Here is the zip: Dekany 2 with mp3s zip

Dekany 2 midi clips (or open in new window)- doesn't work currently in Cortona!

This has otonal tetrads - this time, click on any of the tetrahedra to hear them. The tetrahedra are squashed because this is a 3D view on a 4D object.

The faces you can see through are the utonal triads, and you will find red or magenta spheres in the middle of each which you can click to hear the triads.

This is made by taking pairs of factors from 1 3 5 7 11:

1*3, 1*5, 1*7, 1*11, 3*5, 3*7, 3*11, 5*7, 5*11, and 7*11

Then selecting by a single factor gives an otonal tetrad. Selecting by 11 gives the bluesy dominant seventh 1*1,1 3*11, 5*11, and7*11 = 1 3 5 7.

Choosing two factors at a time out of a list of six, such as 1 3 5 7 11 13, gives the pentadekany, which is made out of six overlapping 2)5 dekanies.

You can also select any four factors at a time to get another pentadekany made out of six overlapping 3)5 dekanies. The pentadekany is a five dimensinoal figure, so hard clearly to show in a 3D projection.

This web page links to some models of the constituent dekanies of the 2)6 pentadekany, and a 3D model that shows most (but not all) of the chords of the complete figure. The two versions of the page show the same chords, but one is played as unison chords on a violin, and the other as broken chords on the 'cello midi voice.

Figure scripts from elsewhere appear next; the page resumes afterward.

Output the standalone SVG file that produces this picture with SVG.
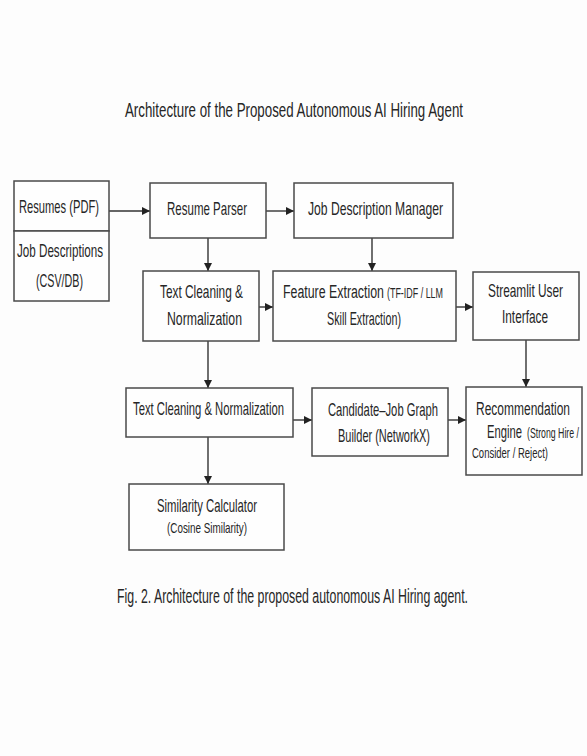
<svg xmlns="http://www.w3.org/2000/svg" width="587" height="756" viewBox="0 0 587 756">
<style>
.bx{fill:#fefefe;stroke:#4a4a4a;stroke-width:1.5}
.t{font-family:"Liberation Sans","Open Sans",sans-serif;font-size:18px;fill:#262626}
.s{font-size:14px}
.ttl{font-size:19.5px}
.e{stroke:#333;stroke-width:1.4;fill:none;marker-end:url(#ah)}
</style>
<defs>
<marker id="ah" viewBox="0 0 10 10" refX="10" refY="5" markerWidth="8" markerHeight="8" markerUnits="userSpaceOnUse" orient="auto">
<path d="M0,0 L10,5 L0,10 z" fill="#222"/>
</marker>
</defs>
<rect width="587" height="756" fill="#fdfdfd"/>
<text class="t ttl" transform="translate(125,117) scale(0.8,1)" textLength="422.5" lengthAdjust="spacingAndGlyphs">Architecture of the Proposed Autonomous AI Hiring Agent</text>

<g id="connectors">
<line class="e" x1="109" y1="211" x2="150" y2="211"/>
<line class="e" x1="266" y1="211" x2="294" y2="211"/>
<line class="e" x1="208" y1="238" x2="208" y2="271"/>
<line class="e" x1="372" y1="238" x2="372" y2="271"/>
<line class="e" x1="259" y1="307" x2="273" y2="307"/>
<line class="e" x1="456" y1="307" x2="473" y2="307"/>
<line class="e" x1="208" y1="341" x2="208" y2="388"/>
<line class="e" x1="526" y1="340" x2="526" y2="387"/>
<line class="e" x1="293" y1="420" x2="312" y2="420"/>
<line class="e" x1="448" y1="420" x2="466" y2="420"/>
<line class="e" x1="208" y1="437" x2="208" y2="484"/>
</g>

<g id="resumes">
<rect class="bx" x="14" y="181" width="95" height="50"/>
<text class="t" transform="translate(19,213) scale(0.8,1)" textLength="100" lengthAdjust="spacingAndGlyphs">Resumes (PDF)</text>
</g>
<g id="jobdesc">
<rect class="bx" x="14" y="231" width="95" height="70"/>
<text class="t" transform="translate(17,257) scale(0.8,1)" textLength="107.5" lengthAdjust="spacingAndGlyphs">Job Descriptions</text>
<text class="t" transform="translate(36,287) scale(0.8,1)" textLength="58.75" lengthAdjust="spacingAndGlyphs">(CSV/DB)</text>
</g>
<g id="parser">
<rect class="bx" x="150" y="183" width="116" height="55"/>
<text class="t" transform="translate(167,215) scale(0.8,1)" textLength="100" lengthAdjust="spacingAndGlyphs">Resume Parser</text>
</g>
<g id="jdm">
<rect class="bx" x="294" y="183" width="159" height="55"/>
<text class="t" transform="translate(308,215) scale(0.8,1)" textLength="168.75" lengthAdjust="spacingAndGlyphs">Job Description Manager</text>
</g>
<g id="clean1">
<rect class="bx" x="143" y="271" width="116" height="70"/>
<text class="t" transform="translate(160,298) scale(0.8,1)" textLength="103.75" lengthAdjust="spacingAndGlyphs">Text Cleaning &amp;</text>
<text class="t" transform="translate(167,325) scale(0.8,1)" textLength="93.75" lengthAdjust="spacingAndGlyphs">Normalization</text>
</g>
<g id="feature">
<rect class="bx" x="273" y="271" width="183" height="70"/>
<text class="t" transform="translate(283,298) scale(0.68,1)" textLength="148.5" lengthAdjust="spacingAndGlyphs">Feature Extraction</text>
<text class="t s" transform="translate(387,298) scale(0.63,1)" textLength="88.9" lengthAdjust="spacingAndGlyphs">(TF-IDF / LLM</text>
<text class="t" transform="translate(327,325) scale(0.8,1)" textLength="92.5" lengthAdjust="spacingAndGlyphs">Skill Extraction)</text>
</g>
<g id="streamlit">
<rect class="bx" x="473" y="272" width="106" height="68"/>
<text class="t" transform="translate(488,297) scale(0.8,1)" textLength="93.75" lengthAdjust="spacingAndGlyphs">Streamlit User</text>
<text class="t" transform="translate(502,323) scale(0.8,1)" textLength="57.5" lengthAdjust="spacingAndGlyphs">Interface</text>
</g>
<g id="clean2">
<rect class="bx" x="126" y="388" width="167" height="49"/>
<text class="t" transform="translate(133,415) scale(0.8,1)" textLength="188.75" lengthAdjust="spacingAndGlyphs">Text Cleaning &amp; Normalization</text>
</g>
<g id="graph">
<rect class="bx" x="312" y="388" width="136" height="68"/>
<text class="t" transform="translate(328,416) scale(0.8,1)" textLength="137.5" lengthAdjust="spacingAndGlyphs">Candidate–Job Graph</text>
<text class="t" transform="translate(338,442) scale(0.8,1)" textLength="115" lengthAdjust="spacingAndGlyphs">Builder (NetworkX)</text>
</g>
<g id="recommend">
<rect class="bx" x="466" y="387" width="116" height="88"/>
<text class="t" transform="translate(476,415) scale(0.66,1)" textLength="142.4" lengthAdjust="spacingAndGlyphs">Recommendation</text>
<text class="t" transform="translate(487,438) scale(0.8,1)" textLength="43.75" lengthAdjust="spacingAndGlyphs">Engine</text>
<text class="t s" transform="translate(527,438) scale(0.62,1)" textLength="83.9" lengthAdjust="spacingAndGlyphs">(Strong Hire /</text>
<text class="t s" transform="translate(472,458) scale(0.8,1)" textLength="95" lengthAdjust="spacingAndGlyphs">Consider / Reject)</text>
</g>
<g id="similarity">
<rect class="bx" x="129" y="484" width="155" height="66"/>
<text class="t" transform="translate(157,512) scale(0.8,1)" textLength="125" lengthAdjust="spacingAndGlyphs">Similarity Calculator</text>
<text class="t s" transform="translate(167,533) scale(0.8,1)" textLength="100" lengthAdjust="spacingAndGlyphs">(Cosine Similarity)</text>
</g>

<text class="t ttl" transform="translate(117,603) scale(0.8,1)" textLength="438.75" lengthAdjust="spacingAndGlyphs">Fig. 2. Architecture of the proposed autonomous AI Hiring agent.</text>
</svg>
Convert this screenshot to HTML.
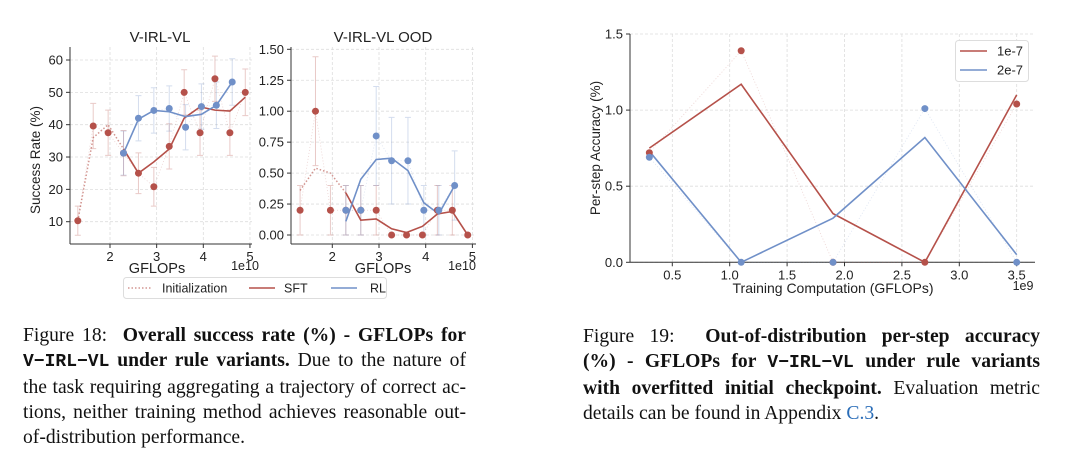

There's no mp3 version of this page at present.

2)6 Pentadekany (or open in new window)- doesn't work currently in Cortona!

The 2)6 pentadekany has otonal pentads which you get by selecting one factor and the 4)6 pentadekany has utonal pentads which you get by skipping one factor. I don't yet have a model for the 4)6 pentadekany.

The Eikosany is even richer in chords than the two dekanies, and by selecting any one of the factors you will get the 2)5 dekany, and by skipping one of them you get a 3)5 dekany.

So, the Eikosany is made out of twelve overlapping dekanies. Admittedly with a lot of overlap - but imagine how many chords that makes!

I don't have a model of one, and it may be a bit too complex for a complete 3D model. However the constituent dekanies are all the ones on the Pentadekany page. The Eikosany doesn't have the otonal or utonal pentads of the pentadekanies.